Enfants en proie au temps
Sans appel (1980), un texte peut-être moins profond mais tout aussi intéressant, traite lui aussi d'une expérience dont les sujets sont des enfants marginaux que l'on cherche à rendre à la vie « normale ». Cette nouvelle cauchemardesque, violente, à la limite du supportable, prend plus ou moins le contre-pied du Verbiage du Verbic. Ici, les expérimentateurs ne sont que des bourreaux sans âme — et les enfants, les adolescents, de simples cobayes. Les premières lignes, d'un lyrisme barbare effréné, ne sont pas sans rappeler la flamboyance d'une Nathalie Henneberg, mais le reste du texte se contente d'une narration au scalpel très efficace. Joëlle Wintrebert souscrit ici à la thématique de l'engloutissement chère à Michel Jeury, mais c'est pour nous montrer une enfance brisée et révoltée.

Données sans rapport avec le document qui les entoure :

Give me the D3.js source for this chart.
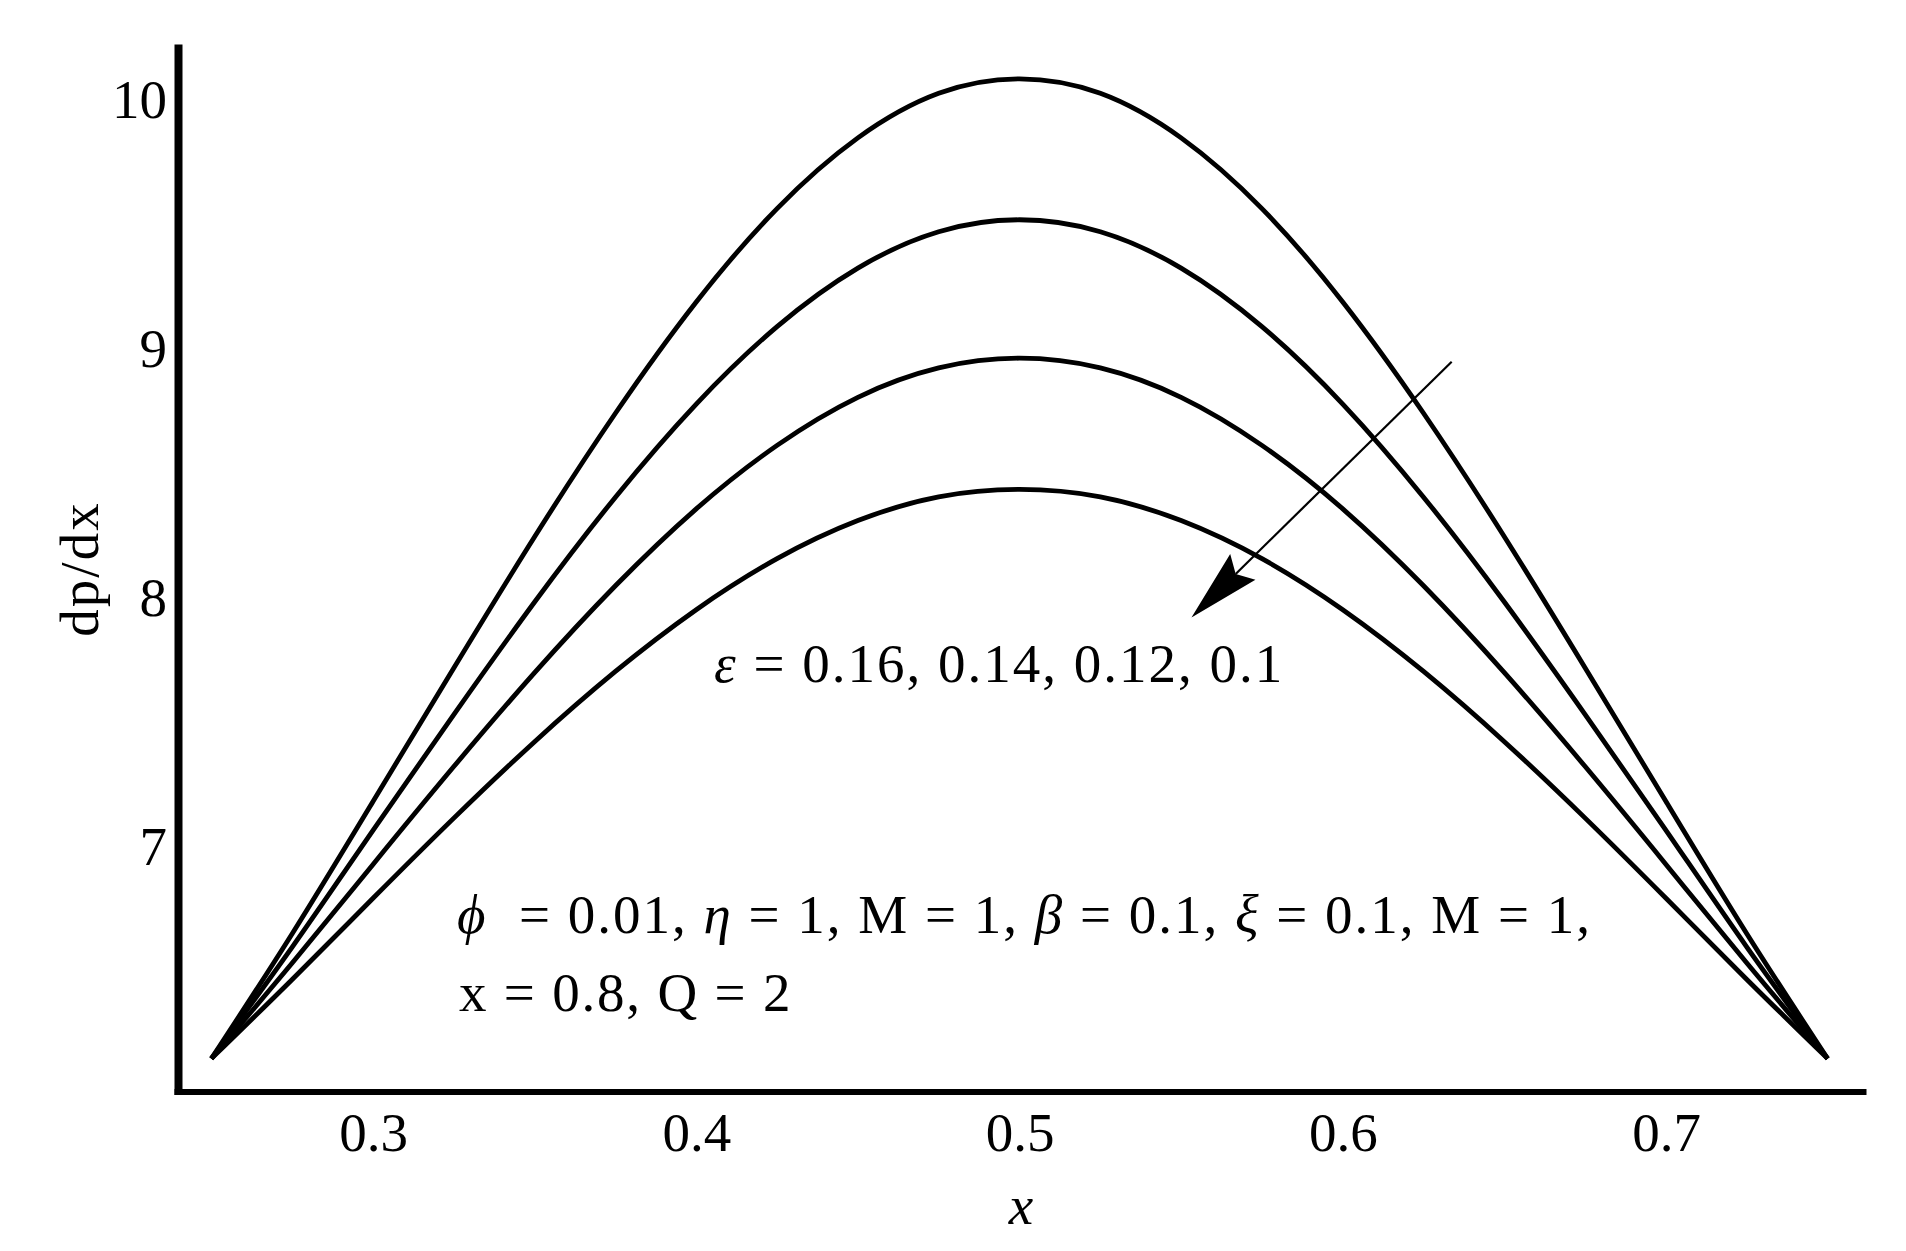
<!DOCTYPE html>
<html>
<head>
<meta charset="utf-8">
<script src="https://cdn.jsdelivr.net/npm/d3@7"></script>
<style>
    html, body { margin: 0; padding: 0; background: #fff; }
    svg { display: block; }
    text { font-family: "Liberation Serif", "Times New Roman", serif; fill: #000; white-space: pre; }
</style>
</head>
<body>
<svg id="chart" width="1906" height="1251"></svg>
<script>
// x positions along the wave (same grid for every curve)
const xValues = [0.25, 0.275, 0.3, 0.325, 0.35, 0.375, 0.4, 0.425, 0.45, 0.475, 0.5,
    0.525, 0.55, 0.575, 0.6, 0.625, 0.65, 0.675, 0.7, 0.725, 0.75];

// dp/dx for each epsilon
const eps016 = [6.150, 6.652, 7.183, 7.719, 8.246, 8.742, 9.189, 9.564, 9.848, 10.027, 10.085,
    10.027, 9.848, 9.564, 9.189, 8.742, 8.246, 7.719, 7.183, 6.652, 6.150];
const eps014 = [6.150, 6.598, 7.067, 7.532, 7.984, 8.405, 8.779, 9.090, 9.325, 9.471, 9.519,
    9.471, 9.325, 9.090, 8.779, 8.405, 7.984, 7.532, 7.067, 6.598, 6.150];
const eps012 = [6.150, 6.534, 6.930, 7.323, 7.700, 8.049, 8.358, 8.613, 8.806, 8.924, 8.963,
    8.924, 8.806, 8.613, 8.358, 8.049, 7.700, 7.323, 6.930, 6.534, 6.150];
const eps010 = [6.150, 6.468, 6.794, 7.116, 7.423, 7.705, 7.953, 8.158, 8.311, 8.406, 8.436,
    8.406, 8.311, 8.158, 7.953, 7.705, 7.423, 7.116, 6.794, 6.468, 6.150];

const xTicks = [0.3, 0.4, 0.5, 0.6, 0.7];
const yTicks = [7, 8, 9, 10];

// arrow in data units: [tail, tip]
const arrowPts = [[0.6337, 8.949], [0.5532, 7.922]];

const series = [eps016, eps014, eps012, eps010];

const svg = d3.select('#chart');

// scales anchored on the tick positions of the figure
const x = d3.scaleLinear().domain([0.3, 0.7]).range([373, 1666]);
x.domain([x.invert(174), x.invert(1866)]).range([174, 1866]);

const y = d3.scaleLinear().domain([7, 10]).range([847, 100]);
y.domain([y.invert(1094.5), y.invert(44)]).range([1094.5, 44]);

const xAxis = d3.axisBottom(x)
    .tickValues(xTicks)
    .tickFormat(d3.format('.1f'))
    .tickSize(0)
    .tickPadding(20);

const yAxis = d3.axisLeft(y)
    .tickValues(yTicks)
    .tickFormat(d3.format('d'))
    .tickSize(0)
    .tickPadding(11);

const gx = svg.append('g')
    .attr('transform', 'translate(0,1091.5)')
    .call(xAxis);
gx.select('.domain')
    .attr('stroke', '#000')
    .attr('stroke-width', 6);

const gy = svg.append('g')
    .attr('transform', 'translate(178,0)')
    .call(yAxis);
gy.select('.domain')
    .attr('stroke', '#000')
    .attr('stroke-width', 8);

svg.selectAll('.tick text')
    .attr('font-size', 55)
    .attr('font-family', '"Liberation Serif", serif')
    .attr('fill', '#000');

const line = d3.line()
    .x((d, i) => x(xValues[i]))
    .y((d) => y(d))
    .curve(d3.curveNatural);

svg.append('g')
    .selectAll('path')
    .data(series)
    .join('path')
    .attr('d', line)
    .attr('fill', 'none')
    .attr('stroke', '#000')
    .attr('stroke-width', 4.8);

// arrow
const tail = [x(arrowPts[0][0]), y(arrowPts[0][1])];
const tip = [x(arrowPts[1][0]), y(arrowPts[1][1])];
const len = Math.hypot(tip[0] - tail[0], tip[1] - tail[1]);
const ux = (tip[0] - tail[0]) / len;
const uy = (tip[1] - tail[1]) / len;
const headLen = 72;
const headW = 18;
const base = [tip[0] - headLen * ux, tip[1] - headLen * uy];
const notch = [tip[0] - (headLen - 10) * ux, tip[1] - (headLen - 10) * uy];

svg.append('line')
    .attr('x1', tail[0]).attr('y1', tail[1])
    .attr('x2', notch[0]).attr('y2', notch[1])
    .attr('stroke', '#000')
    .attr('stroke-width', 2.2);

svg.append('path')
    .attr('d', d3.line()([
        tip,
        [base[0] - headW * uy, base[1] + headW * ux],
        notch,
        [base[0] + headW * uy, base[1] - headW * ux]
    ]) + 'Z')
    .attr('fill', '#000');

// axis titles
svg.append('text')
    .attr('transform', 'translate(98,569) rotate(-90)')
    .attr('text-anchor', 'middle')
    .attr('font-size', 55)
    .attr('letter-spacing', 2)
    .text('dp/dx');

svg.append('text')
    .attr('x', 1021)
    .attr('y', 1224)
    .attr('text-anchor', 'middle')
    .attr('font-size', 55)
    .attr('font-style', 'italic')
    .text('x');

// annotations
const epsLabel = svg.append('text')
    .attr('x', 714)
    .attr('y', 682)
    .attr('font-size', 55)
    .attr('letter-spacing', 2);
epsLabel.append('tspan').attr('font-style', 'italic').text('ε');
epsLabel.append('tspan').text(' = 0.16, 0.14, 0.12, 0.1');

const params = svg.append('text')
    .attr('x', 457)
    .attr('y', 933)
    .attr('font-size', 55)
    .attr('letter-spacing', 2);
params.append('tspan').attr('font-style', 'italic').text('ϕ');
params.append('tspan').text('  = 0.01, ');
params.append('tspan').attr('font-style', 'italic').text('η');
params.append('tspan').text(' = 1, M = 1, ');
params.append('tspan').attr('font-style', 'italic').text('β');
params.append('tspan').text(' = 0.1, ');
params.append('tspan').attr('font-style', 'italic').text('ξ');
params.append('tspan').text(' = 0.1, M = 1,');

svg.append('text')
    .attr('x', 459)
    .attr('y', 1011)
    .attr('font-size', 55)
    .attr('letter-spacing', 1.8)
    .text('x = 0.8, Q = 2');
</script>
</body>
</html>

Ce diptyque de la transition douloureuse entre l'enfance et l'âge adulte se veut aussi un roman politique, voire militant, mais cet aspect ne phagocyte à aucun moment le récit. Au bout du compte, ce ne sont ni la dénonciation de la sclérose qui s'est abattue sur le sport, ni le message écologique, ni même le tableau sans concession d'un univers dirigiste que le lecteur aura retenu, mais bel et bien le cheminement intérieur suivi par Truite et Mael au sein du monde en question. Les olympiades truquées et Bébé-miroir traitent avant tout de la difficulté d'être femme dans un monde où l'identité sexuelle est en train de devenir plus floue que jamais. Un monde où certains hommes voient des seins leur pousser, comme en réac-tion aux silhouettes trop carrées des sportives bourrées d'œstrogènes.
L'œuvre d'une femme ? Assurément — mais pour une question de point de vue, et non de sensibilité particulière. Sinon, bien sûr, dans la perception du corps, qu'il soit masculin ou féminin ; il serait vain de vouloir nier les différences de physiologie entre les deux sexes.
Après tous ces récits de passage à l'âge adulte plus ou moins déguisé, il était naturel que Joëlle Wintrebert s'intéresse à la littérature pour la jeunesse.
Celle-ci est l'un des thèmes centraux de L'Océanide (1992). En abordant Arianrhod, un monde couvert par l'océan, les colons terriens se sont divisés en deux branches : les Océanides, dont les ancêtres ont muté artificiellement pour s'adapter à la planète, et les Technos, qui ont conservé leur forme originelle. Ces derniers, qui traitent les premiers comme des créatures inférieures n'ont guère plus d'égards à l'encontre d'Arianrhod. Mais une Techno et un Océanide vont s'aimer et briser les barrières, empêchant dans la foulée un affrontement meurtrier entre les deux communautés. Le thème des premières amours est ici traité avec un ton qui fait penser aux meilleurs juvéniles de Robert Heinlein, que l'on peut difficilement soupçonner de posséder une sensibilité féminine (7). Narré à la première personne par un garçon qui doit avoir seize ans, L'Océanide est un roman positif, où une fable contre le racisme vient épouser le récit d'un passage à l'âge adulte, le tout sur fond d'écologie. Comme dans Nunatak, l'acte militant est toujours présent en filigrane. D'ailleurs, hors du cadre de cet article, un autre roman pour la jeunesse, Comme un feu de sarments (1990), présente un schéma évolutif similaire, où l'entrée dans le monde des adultes se double d'une prise de conscience politique, dans le cadre d'une révolte de vignerons à la fin du siècle dernier.
Roland C. Wagner
(5) Un procédé employé notamment par Gilles Thomas pour camper ses aventuriers ne rêvant que de plaies et de bosses.
(6) Et réédité depuis en un seul volume reprenant grosso modo la structure de l'édition originale.
(7) Même s'il a souvent donné la paroles à des personnages féminins, notamment dans Podkayne, fille de Mars, Le ravin des ténèbres, Vendredi ou Au-delà du crépuscule.